第5実施形態の遊技機によれば、遊技の演出を行う演出装置(装飾制御装置750)と、遊技制御手段(遊技制御装置100)からの指令に対応して、演出装置(装飾制御装置750)を制御可能な演出制御手段(演出制御装置300)と、を備える遊技機10において、遊技制御手段(遊技制御装置100)は、遊技機10に発生した遊技機エラーを監視して、演出制御手段(演出制御装置300)に指令して当該遊技機エラーを報知させる第1CPU(CPU111a)を備え、演出制御手段(演出制御装置300)は、遅延分岐命令による遅延分岐処理を包含可能なパイプライン処理を実行する第2CPU(CPU311)を備え、第2CPU(CPU311)は、第2CPU自身(CPU311)のエラーであるCPUエラーが発生した場合に、遅延分岐命令によらない分岐処理を含む例外処理によって、分岐先の処理で当該CPUエラーに対処し、演出装置(装飾制御装置750)に関連するエラーであり、遊技機エラーとは異なる演出装置エラーが発生した場合に、遅延分岐処理によって、分岐先の処理で当該演出装置エラーを報知可能であることを特徴とする。

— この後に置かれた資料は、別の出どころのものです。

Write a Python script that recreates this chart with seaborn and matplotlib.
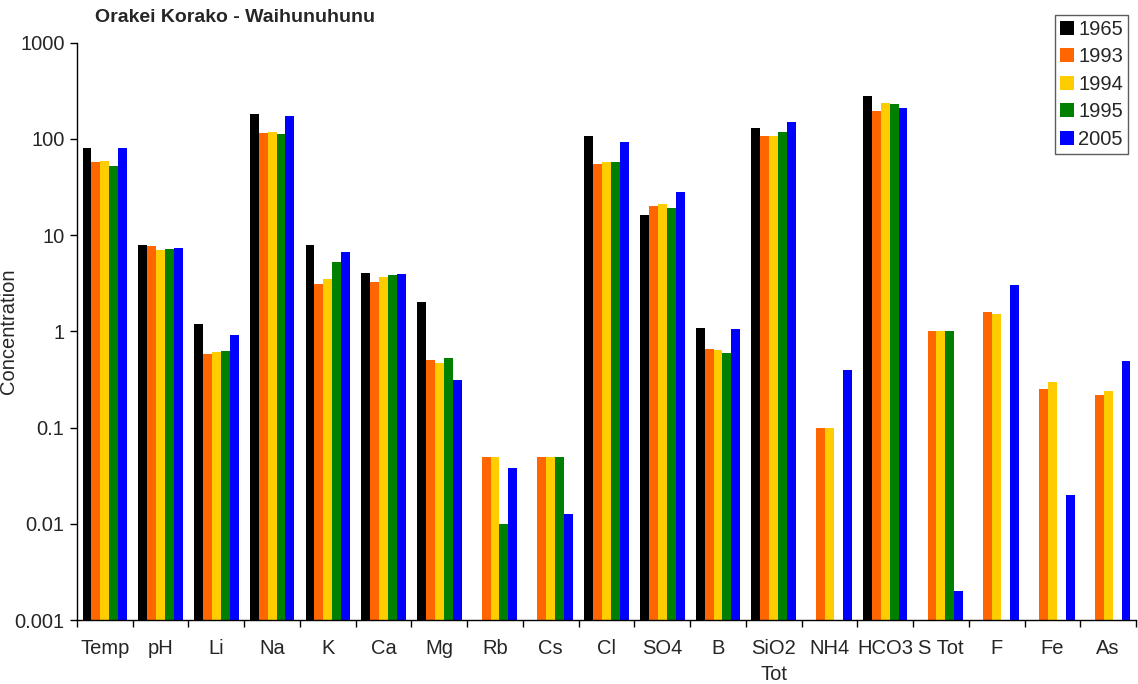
import numpy as np
import pandas as pd
import matplotlib
matplotlib.use("Agg")
import matplotlib.pyplot as plt
from matplotlib.ticker import FixedLocator, NullLocator
import seaborn as sns

categories = ["Temp", "pH", "Li", "Na", "K", "Ca", "Mg", "Rb", "Cs", "Cl", "SO4", "B",
              "SiO2\nTot", "NH4", "HCO3", "S Tot", "F", "Fe", "As"]
years = ["1965", "1993", "1994", "1995", "2005"]
nan = np.nan
v1965 = [81, 7.9, 1.2, 183, 7.9, 4.05, 2.0, nan, nan, 108, 16.3, 1.08, 131, nan, 276, nan, nan, nan, nan]
v1993 = [58, 7.7, 0.58, 116, 3.1, 3.26, 0.50, 0.05, 0.05, 55, 20.2, 0.65, 106, 0.1, 197, 1.0, 1.59, 0.25, 0.22]
v1994 = [59.5, 7.0, 0.61, 119, 3.5, 3.68, 0.47, 0.05, 0.05, 58, 21.2, 0.64, 106, 0.1, 239, 1.0, 1.51, 0.30, 0.24]
v1995 = [52.7, 7.2, 0.62, 113, 5.3, 3.86, 0.53, 0.01, 0.05, 58, 19.2, 0.59, 119, nan, 233, 1.0, nan, nan, nan]
v2005 = [81, 7.4, 0.91, 171, 6.7, 3.95, 0.31, 0.038, 0.0125, 94, 28.3, 1.06, 151, 0.40, 212, 0.002, 3.0, 0.02, 0.49]
y_ticks = [0.001, 0.01, 0.1, 1, 10, 100, 1000]
y_tick_labels = ["0.001", "0.01", "0.1", "1", "10", "100", "1000"]
colors = ["#000000", "#FF6600", "#FFCC00", "#008000", "#0000FF"]

series = [v1965, v1993, v1994, v1995, v2005]
rows = []
for yr, vals in zip(years, series):
    for c, v in zip(categories, vals):
        rows.append({"Parameter": c, "Year": yr, "Concentration": v})
df = pd.DataFrame(rows)

sns.set_style("white")
plt.rcParams["font.family"] = ["Liberation Sans", "DejaVu Sans"]

fig = plt.figure(figsize=(11.38, 6.84), dpi=100)
ax = fig.add_axes([77 / 1138, 1 - 620 / 684, (1136 - 77) / 1138, (620 - 42.7) / 684])
ax.set_yscale("log")

sns.barplot(data=df, x="Parameter", y="Concentration", hue="Year",
            order=categories, hue_order=years, palette=colors,
            width=0.8, saturation=1, ax=ax, errorbar=None, linewidth=0)

ax.set_ylim(0.001, 1000)
ax.set_xlim(-0.5, len(categories) - 0.5)
ax.set_yticks(y_ticks)
ax.set_yticklabels(y_tick_labels)
ax.yaxis.set_minor_locator(NullLocator())
ax.tick_params(axis="y", which="major", direction="out", length=5, width=1,
               color="black", labelsize=14.5, pad=4, left=True)
ax.xaxis.set_minor_locator(FixedLocator(np.arange(-0.5, len(categories), 1.0)))
ax.tick_params(axis="x", which="major", length=0, labelsize=14.5, pad=14)
ax.tick_params(axis="x", which="minor", direction="out", length=5, width=1,
               color="black", bottom=True)
for lbl in ax.get_xticklabels():
    lbl.set_linespacing(1.45)
ax.set_xlabel("")
ax.set_ylabel("Concentration", fontsize=14.5)
ax.yaxis.set_label_coords((18 - 77) / 1059, 0.5)

for s in ["top", "right"]:
    ax.spines[s].set_visible(False)
for s in ["left", "bottom"]:
    ax.spines[s].set_color("black")
    ax.spines[s].set_linewidth(1)

fig.text(95 / 1138, 1 - 18 / 684, "Orakei Korako - Waihunuhunu", fontsize=14,
         fontweight="bold", ha="left", va="center")

handles, labels = ax.get_legend_handles_labels()
ax.legend_.remove()
leg = fig.legend(handles, labels, loc="upper right",
                 bbox_to_anchor=(1128 / 1138, 1 - 15 / 684), borderaxespad=0,
                 fontsize=14.5, frameon=True, fancybox=False, handlelength=0.7,
                 handleheight=0.7, handletextpad=0.2, labelspacing=0.42,
                 borderpad=0.25)
leg.get_frame().set_edgecolor("#333333")
leg.get_frame().set_linewidth(1)

fig.savefig("out.png", dpi=100)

これにより、遅延分岐命令により、分岐時のパイプラインの乱れを軽減して、効率よく演出装置エラーの報知を実行することができる。また第2CPU(CPU311)自身に起因するCPUエラー(例外処理)が発生した場合は、パイプライン処理よりも例外処理を優先的に行うことにより、早期にCPUエラーの対処を行うことができる。
第5実施形態において、第1CPU(CPU111a)は、遊技機エラーを示す第1指令(演出コマンド)を第2CPU(CPU311)に送信し、第2CPU(CPU311)は、第1指令(演出コマンド)に対応する第1表示データ(エラーコード「A100000」)、及び演出装置(装飾制御装置750)に関連する演出装置エラーが発生したことを示す第2表示データ(エラーコード「B10000000」、エラーコード「C01000000」)を表示装置41に送信する制御を実行し、第1表示データ(エラーコード「A100000」)及び第2表示データ(エラーコード「B10000000」、エラーコード「C01000000」)は、表示装置41において互いに識別可能に表示されることを特徴とする。
これにより、遊技機エラー、演出装置(装飾制御装置750)に関連する演出装置エラーを遊技場関係者が容易に識別することができる。
なお、本発明は、以上説明した実施形態に限定されることなく、その技術的思想の範囲内において種々の変形や変更が可能であり、それらも本発明の技術的範囲に含まれることが明白である。例えば、複数の実施形態を組合せることも可能である。また、例えば、本発明を他の種類の遊技機(スロットマシンなど)に適用することもできる。本発明の範囲は特許請求の範囲によって示され、特許請求の範囲と均等の意味及び内容の範囲でのすべての変更が含まれることが意図される。
例えば、上述の実施形態をスロットマシンに適用する場合において、遊技に使用する遊技媒体は、遊技球に代えてメダル(コイン)になり、賞球数はメダルの払い出し枚数に代えられる。そして、スロットマシンでは、性能情報としての出玉率(ベース)は、スロットマシンへのメダルの投入枚数に対する払い出し枚数の比率(%)となり、役物比率は、所定期間に払い出したメダルの枚数のうち、各種ボーナスにより払い出した枚数の比率(%)となる。